OH MY SOUL
- Sam Whiley
- May 25
- 3 min read
Updated: May 31

Throughout life I have experienced the highs and lows and as a pastor, spiritual director and friend, I have walked alongside others through seasons of disappointment, disillusionment, grief, and deep pain. Over the years, I’ve come to recognise and appreciate a sacredness in sorrow that resists being rushed - grief is holy ground.
The Psalms have been faithful companions in this landscape - lament, an expression of sorrow or grief, is the most common type. Cries of anger, anguish, disappointment and abandonment echo through the prayerbook of God’s people—prayers that give voice to what is felt and present. They offer a vision of what it means to bring our full selves before God—not only in our praise and trust, but also in our pain, our doubts, and our questions. With confidence, they reveal that lament is not the absence of faith, but faith in its rawest form—vulnerable, honest, unfiltered, real.
Lamenting slows us down. It invites us to sit with what is—to speak honestly about what has been lost, what hurts, and what still aches. This is a sacred and courageous act, calling us to be fully present, resisting the urge to fix, minimise, analyse, theologise, or explain. Yet the Psalms also teach us that lament is not without hope for it is how we remain in relationship with God and with one another. And as we learn to move towards and embrace what feels hard, what feels uncomfortable and dark, we trust that in time our eyes will begin to adjust and notice moments of light, however dim or bright. “New life starts in the dark. Whether it is a seed in the ground, a baby in the womb, or Jesus in the tomb—it starts in the dark,” writes Barbara Brown Taylor. In this way, lament need not end with despair; it becomes a threshold and a moment in which we begin to sense a God that listens deeply, grieves with us, waits with us, and companions us with a steady, abiding, loving presence.
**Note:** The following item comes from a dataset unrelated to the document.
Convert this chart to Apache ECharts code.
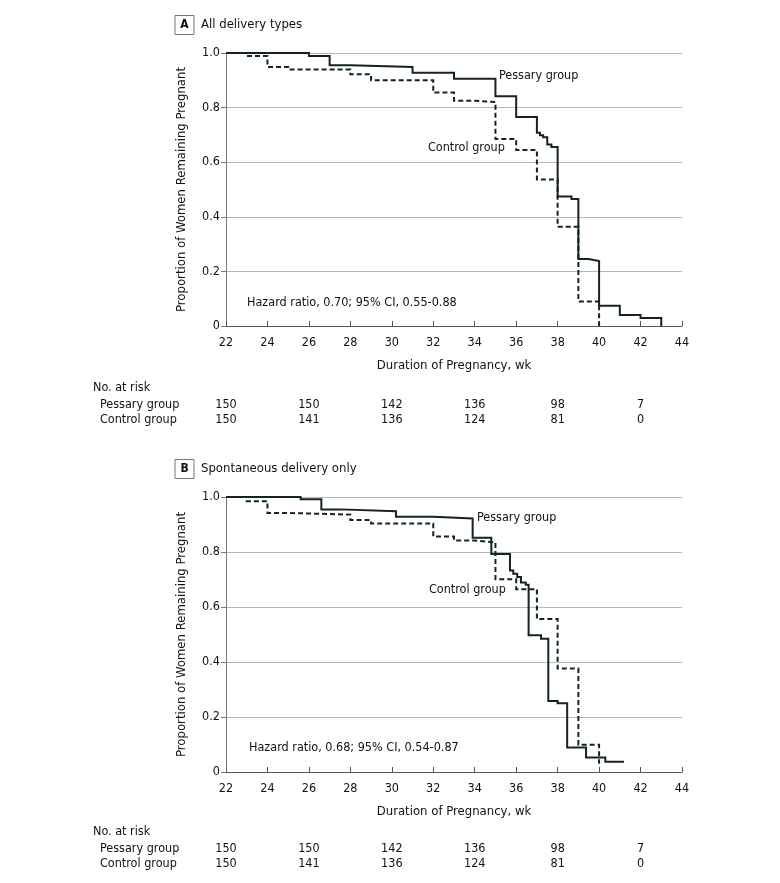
<!DOCTYPE html>
<html>
<head>
<meta charset="utf-8">
<script src="https://cdn.jsdelivr.net/npm/echarts@6/dist/echarts.min.js"></script>
<style>
html,body{margin:0;padding:0;background:#fff;}
#chart{width:780px;height:883px;}
</style>
</head>
<body>
<div id="chart"></div>
<script>
// ---- Data ----
const xTicks = [22,24,26,28,30,32,34,36,38,40,42,44];
const yTicks = [0,0.2,0.4,0.6,0.8,1.0];

// Panel A: All delivery types
const pessaryA_wk = [22,26,27,28,31,33,35,36,37,37.15,37.3,37.5,37.7,38,38.67,39,39.5,40,41,42,43];
const pessaryA_s  = [1,0.989,0.955,0.949,0.928,0.906,0.842,0.766,0.708,0.699,0.691,0.665,0.656,0.474,0.465,0.245,0.238,0.074,0.04,0.029,0];
const controlA_wk = [22,23,24,25,28,29,32,33,34,35,36,37,38,39,40];
const controlA_s  = [1,0.989,0.949,0.94,0.922,0.9,0.855,0.825,0.82,0.685,0.645,0.537,0.364,0.09,0];

// Panel B: Spontaneous delivery only
const pessaryB_wk = [22,25.6,26.6,27.5,30.2,32,33.9,34.8,35.7,35.86,36.05,36.23,36.46,36.6,37.2,37.55,38,38.46,39.37,40.3,41.2];
const pessaryB_s  = [1,0.992,0.955,0.948,0.928,0.922,0.852,0.793,0.733,0.721,0.709,0.689,0.681,0.497,0.485,0.258,0.25,0.089,0.053,0.037,0.037];
const controlB_wk = [22,23,24,25,28,29,32,33,34,35,36,37,38,39,40];
const controlB_s  = [1,0.985,0.942,0.936,0.916,0.904,0.856,0.842,0.835,0.701,0.665,0.556,0.376,0.099,0.03];

// Number at risk
const riskWeeks = [22,26,30,34,38,42];
const riskGroups = ['Pessary group','Control group'];
const pessaryRiskA = [150,150,142,136,98,7];
const controlRiskA = [150,141,136,124,81,0];
const pessaryRiskB = [150,150,142,136,98,7];
const controlRiskB = [150,141,136,124,81,0];

// ---- Styling ----
const FONT = "'Liberation Sans Narrow', 'DejaVu Sans Condensed', Roboto, sans-serif";
const TXT = '#111';
const LINE = '#142424';
const FS = 12.5;

// Kaplan-Meier steps: hold previous value until event time, then drop
function stepPairs(xs, ys){
  const out = [[xs[0], ys[0]]];
  for (let i = 1; i < xs.length; i++){
    out.push([xs[i], ys[i-1]]);
    out.push([xs[i], ys[i]]);
  }
  return out;
}

function plotX(gi){
  return {
    gridIndex: gi, type:'value', min:22, max:44, interval:2,
    name:'Duration of Pregnancy, wk', nameLocation:'middle', nameGap:33,
    nameTextStyle:{fontFamily:FONT, fontSize:13, color:TXT},
    axisLine:{show:true, lineStyle:{color:'#555', width:1}},
    axisTick:{show:true, inside:true, length:5, lineStyle:{color:'#555'}},
    axisLabel:{fontFamily:FONT, fontSize:FS, color:TXT, margin:10},
    splitLine:{show:false}
  };
}
function plotY(gi){
  return {
    gridIndex: gi, type:'value', min:0, max:1, interval:0.2,
    name:'Proportion of Women Remaining Pregnant', nameLocation:'middle', nameGap:38,
    nameTextStyle:{fontFamily:FONT, fontSize:13, color:TXT},
    axisLine:{show:true, lineStyle:{color:'#777', width:1}},
    axisTick:{show:true, inside:false, length:5, lineStyle:{color:'#777'}},
    axisLabel:{fontFamily:FONT, fontSize:FS, color:TXT, margin:6,
      formatter: v => v===0 ? '0' : v.toFixed(1)},
    splitLine:{show:true, lineStyle:{color:'#b8b8b8', width:1}}
  };
}
function riskX(gi){
  return {gridIndex:gi, type:'value', min:22, max:44, show:false};
}
function riskY(gi){
  return {
    gridIndex:gi, type:'category', data:riskGroups, inverse:true,
    axisLine:{show:false}, axisTick:{show:false}, splitLine:{show:false},
    axisLabel:{fontFamily:FONT, fontSize:FS, color:TXT, align:'left', margin:126,
      interval:0, hideOverlap:false}
  };
}
function kmSeries(name, xi, xs, ys, dashed){
  return {
    name, type:'line', xAxisIndex:xi, yAxisIndex:xi,
    data: stepPairs(xs, ys), showSymbol:false, symbol:'none', silent:true,
    lineStyle:{color:LINE, width:2, type: dashed ? [5,3] : 'solid', join:'miter', cap:'butt'},
    z: dashed ? 3 : 4
  };
}
function riskSeries(xi, pRisk, cRisk){
  const data = [];
  riskWeeks.forEach((w,i)=>{
    data.push({value:[w, riskGroups[0], pRisk[i]]});
    data.push({value:[w, riskGroups[1], cRisk[i]]});
  });
  return {
    type:'scatter', xAxisIndex:xi, yAxisIndex:xi, data, symbolSize:0, silent:true,
    itemStyle:{color:'#fff', opacity:1},
    labelLayout:{hideOverlap:false},
    label:{show:true, position:'inside', fontFamily:FONT, fontSize:FS, color:TXT,
      textBorderWidth:0, opacity:1,
      formatter: p => String(p.value[2])}
  };
}

function titleBox(y, letter, label){
  return [
    {type:'rect', shape:{x:175, y:y-9.5, width:19, height:19}, style:{fill:'#fff', stroke:'#777', lineWidth:1}},
    {type:'text', x:184.5, y:y, style:{text:letter, fontFamily:FONT, fontSize:12, fontWeight:'bold', fill:TXT, textAlign:'center', textVerticalAlign:'middle'}},
    {type:'text', x:201, y:y, style:{text:label, fontFamily:FONT, fontSize:13, fill:TXT, textVerticalAlign:'middle'}}
  ];
}
function anno(x, y, text){
  return {type:'text', x, y, style:{text, fontFamily:FONT, fontSize:FS, fill:TXT, textVerticalAlign:'middle'}};
}

const chart = echarts.init(document.getElementById('chart'), null, {renderer:'canvas'});
chart.setOption({
  backgroundColor:'#fff',
  animation:false,
  grid:[
    {left:226, top:53, width:456, height:273},
    {left:226, top:397.5, width:456, height:30},
    {left:226, top:497, width:456, height:275},
    {left:226, top:841.5, width:456, height:30}
  ],
  xAxis:[plotX(0), riskX(1), plotX(2), riskX(3)],
  yAxis:[plotY(0), riskY(1), plotY(2), riskY(3)],
  series:[
    kmSeries('Control group A', 0, controlA_wk, controlA_s, true),
    kmSeries('Pessary group A', 0, pessaryA_wk, pessaryA_s, false),
    riskSeries(1, pessaryRiskA, controlRiskA),
    kmSeries('Control group B', 2, controlB_wk, controlB_s, true),
    kmSeries('Pessary group B', 2, pessaryB_wk, pessaryB_s, false),
    riskSeries(3, pessaryRiskB, controlRiskB)
  ],
  graphic:[
    ...titleBox(25, 'A', 'All delivery types'),
    ...titleBox(469, 'B', 'Spontaneous delivery only'),
    anno(499, 76, 'Pessary group'),
    anno(428, 148, 'Control group'),
    anno(247, 303, 'Hazard ratio, 0.70; 95% CI, 0.55-0.88'),
    anno(477, 518, 'Pessary group'),
    anno(429, 590, 'Control group'),
    anno(249, 748, 'Hazard ratio, 0.68; 95% CI, 0.54-0.87'),
    anno(93, 388, 'No. at risk'),
    anno(93, 832, 'No. at risk')
  ]
});
</script>
</body>
</html>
And for those of us who walk alongside others in their pain, Proverbs 25:20 offers a quiet but profound reminder: “Singing cheerful songs to a person with a heavy heart is like taking someone’s coat in cold weather or pouring vinegar on a wound.” Let us therefore receive the wisdom that sometimes, ministry is not about words or answers, but about presence—a shared silence, a tear held alongside another’s, or the simple honesty of saying, “I don’t have answers, but I’m here.” May we ask for the grace to know when to be still, tender, and brave enough to bear witness without needing to fix or explain. To hold space with love and reverence, and to accompany another with compassion and a steadfast presence.
For Reflection
How might I begin by turning toward God, simply acknowledging the One who listens?
What emotions quietly rise when I allow myself to feel without judgment—whether sorrow, anger, or uncertainty?
What is the deep longing or need that my soul holds right now?
Is there a small thread of trust, however fragile, that I can hold onto amidst the pain?
How might I offer my vulnerability and ask for help without expecting immediate answers but with the hope of being met?
In this stillness, is there a word of gratitude I can speak, not because everything is resolved, but because I trust or hope that I have been heard?
As I companion someone in their moment of need, what might I need to let go of as I seek to be fully present to their story? In what ways can I embody God’s faithful presence—grieving, waiting, and hoping alongside another—without needing to provide answers or relief?